Whitmer, who won reelection in November by defeating Republican Tudor Dixon by nearly 11 percentage points, was initially elected in 2018 after serving as a state representative for 14 years. Other prominent Democratic figures, including re-elected Secretary of State Jocelyn Benson, Attorney General Dana Nessel, and Lt. Governor Garlin Gilchrist II, stood behind her on Sunday.
During her inauguration speech, Whitmer promised to pursue “common sense” gun reform, maintain investment in K–12 education, enhance worker rights, reduce taxes for the state’s retirees, and combat climate change. She added that she would go into more detail in her upcoming State of the State address.
“For the next four years, our task is to ensure that every Michigander, present and future, can succeed,” Whitmer said to the nearly 1,000 people in attendance. “And our message is simple: We’re telling the world that your future is here in Michigan.”
In a battleground state where Democrats must appeal to more than just their base or risk losing their majorities when the Legislature is up for grabs again in two years, Whitmer faces a test of delivering on years of promises.
Throughout her speech, Whitmer praised many Republican legislators while pledging to work with “anyone that wants to solve problems and get things done.”
Following her inauguration, Sen. Aric Nesbitt, the new Republican leader in the state Senate, thanked Whitmer and expressed his hope that she “actually follows through on her repeated promises of bipartisanship.”
The inauguration ceremony takes place only days after two individuals involved in a scheme to abduct Whitmer in 2020, before the presidential election, were given significant federal jail sentences. Republican officials, according to Whitmer, are too culpable for inciting violence and downplaying the attempt to abduct and kill her.
At noon on Sunday, Michigan Democrats formally assumed control of the state’s House and Senate after earning narrow victories and flipping both houses in the November election.
Together with the governor, newly elected Democratic leaders in the legislature, House Speaker Joe Tate, and Senate Majority Leader Winnie Brinks emphasized the value of cooperation in their addresses.
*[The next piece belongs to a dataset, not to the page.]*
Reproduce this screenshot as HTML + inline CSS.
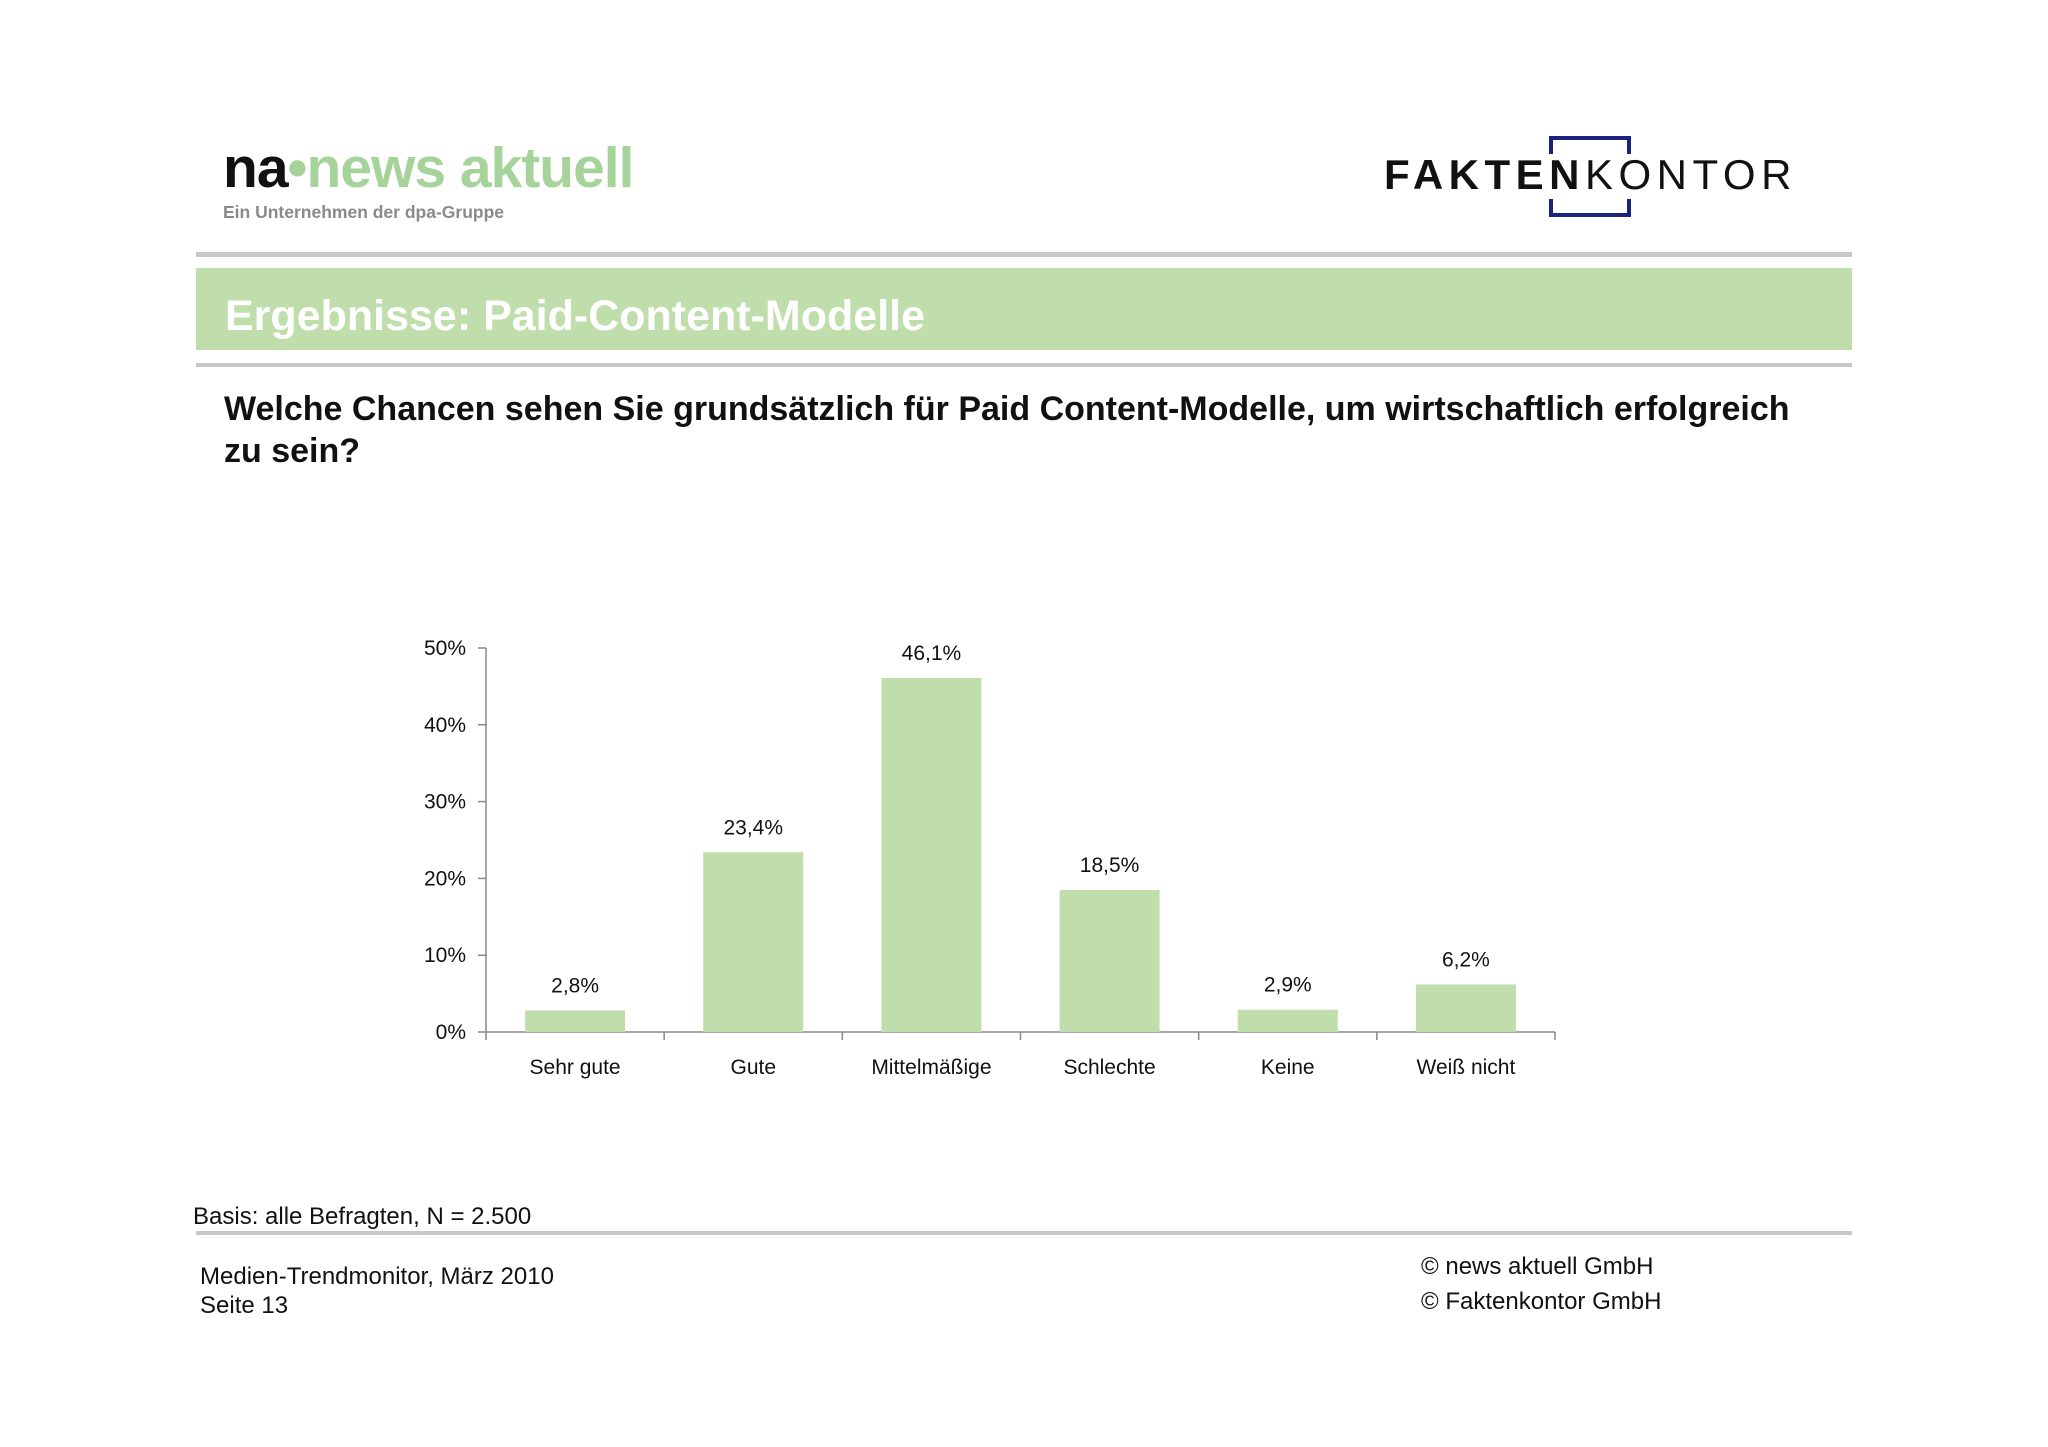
<!DOCTYPE html>
<html><head><meta charset="utf-8"><style>
body{margin:0;width:2048px;height:1447px;background:#fff;position:relative;overflow:hidden;font-family:"Liberation Sans",sans-serif}
.a{position:absolute;white-space:nowrap;line-height:1}
</style></head><body>
<div class="a" style="left:223px;top:140px;font-size:57px;font-weight:bold;letter-spacing:-1px"><span style="color:#111">na</span><span style="color:#a6d39a">•news aktuell</span></div>
<div class="a" style="left:223px;top:204px;font-size:17.5px;font-weight:bold;color:#8a8a8a">Ein Unternehmen der dpa-Gruppe</div>
<div class="a" style="left:1549px;top:136px;width:74px;height:14px;border:4px solid #1a237e;border-bottom:none"></div>
<div class="a" style="left:1549px;top:199px;width:74px;height:14px;border:4px solid #1a237e;border-top:none"></div>
<div class="a" style="left:1384px;top:154px;font-size:42px;color:#111;letter-spacing:5.5px"><b>FAKTEN</b>KONTOR</div>
<div class="a" style="left:196px;top:252px;width:1656px;height:5px;background:#c8c8c8"></div>
<div class="a" style="left:196px;top:268px;width:1656px;height:82px;background:#bfdeac"></div>
<div class="a" style="left:225px;top:295px;font-size:43px;font-weight:bold;color:#fff">Ergebnisse: Paid-Content-Modelle</div>
<div class="a" style="left:196px;top:363px;width:1656px;height:4px;background:#c8c8c8"></div>
<div class="a" style="left:224px;top:388px;font-size:34px;font-weight:bold;color:#111;line-height:42px">Welche Chancen sehen Sie grundsätzlich für Paid Content-Modelle, um wirtschaftlich erfolgreich<br>zu sein?</div>
<svg class="a" style="left:0;top:0" width="2048" height="1447" id="chart"></svg>
<div class="a" style="left:193px;top:1205px;font-size:24px;color:#111">Basis: alle Befragten, N = 2.500</div>
<div class="a" style="left:196px;top:1231px;width:1656px;height:4px;background:#c8c8c8"></div>
<div class="a" style="left:200px;top:1262px;font-size:24px;color:#111;line-height:29px">Medien-Trendmonitor, März 2010<br>Seite 13</div>
<div class="a" style="left:1421px;top:1249px;font-size:24px;color:#111;line-height:35px">© news aktuell GmbH<br>© Faktenkontor GmbH</div>
<script>
const categories=["Sehr gute","Gute","Mittelmäßige","Schlechte","Keine","Weiß nicht"];
const values=[2.8,23.4,46.1,18.5,2.9,6.2];
const labels=["2,8%","23,4%","46,1%","18,5%","2,9%","6,2%"];
const ticks=[0,10,20,30,40,50];
const svg=document.getElementById('chart');const NS='http://www.w3.org/2000/svg';
const x0=486,x1=1555,y0=1032,y1=648,vmax=50;
const y=v=>y0-(y0-y1)*v/vmax;const bw=(x1-x0)/categories.length;
function mk(t,a,txt){const e=document.createElementNS(NS,t);for(const k in a)e.setAttribute(k,a[k]);if(txt!==undefined)e.textContent=txt;svg.appendChild(e);return e;}
let e=mk('line',{x1:x0,y1:y1,x2:x0,y2:y0,stroke:'#888','stroke-width':1.5});

e=mk('line',{x1:x0,y1:y0,x2:x1,y2:y0,stroke:'#888','stroke-width':1.5});

ticks.forEach(t=>{e=mk('line',{x1:x0-8,y1:y(t),x2:x0,y2:y(t),stroke:'#888','stroke-width':1.5});

e=mk('text',{x:466,y:y(t)+7,'text-anchor':'end','font-size':21,fill:'#111'},t+'%');
});
for(let i=0;i<=categories.length;i++){e=mk('line',{x1:x0+i*bw,y1:y0,x2:x0+i*bw,y2:y0+8,stroke:'#888','stroke-width':1.5});
}
categories.forEach((c,i)=>{const cx=x0+bw*(i+0.5);
e=mk('rect',{x:cx-50,y:y(values[i]),width:100,height:y0-y(values[i]),fill:'#bfdeac'});

e=mk('text',{x:cx,y:y(values[i])-18,'text-anchor':'middle','font-size':21,fill:'#111'},labels[i]);

e=mk('text',{x:cx,y:1074,'text-anchor':'middle','font-size':21,fill:'#111'},c);
});
</script>
</body></html>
Brinks, who became the Senate’s first female majority leader in December, said, “A spectacular opportunity exists before us to work together like never before across legislative chambers and with the executive branch.”
The second Wednesday of January is the mandatory start date for the new legislative session. As they bring a roughly $6 billion surplus into the new year, lawmakers will focus on many issues, including the state budget.
As the first Black woman to serve on the state’s Supreme Court, Kyra Harris Bolden was sworn in on Sunday. Whitmer had chosen former state lawmaker Bolden in November to succeed retiring Justice Bridget McCormack. Bolden also gave the oath of office to Whitmer.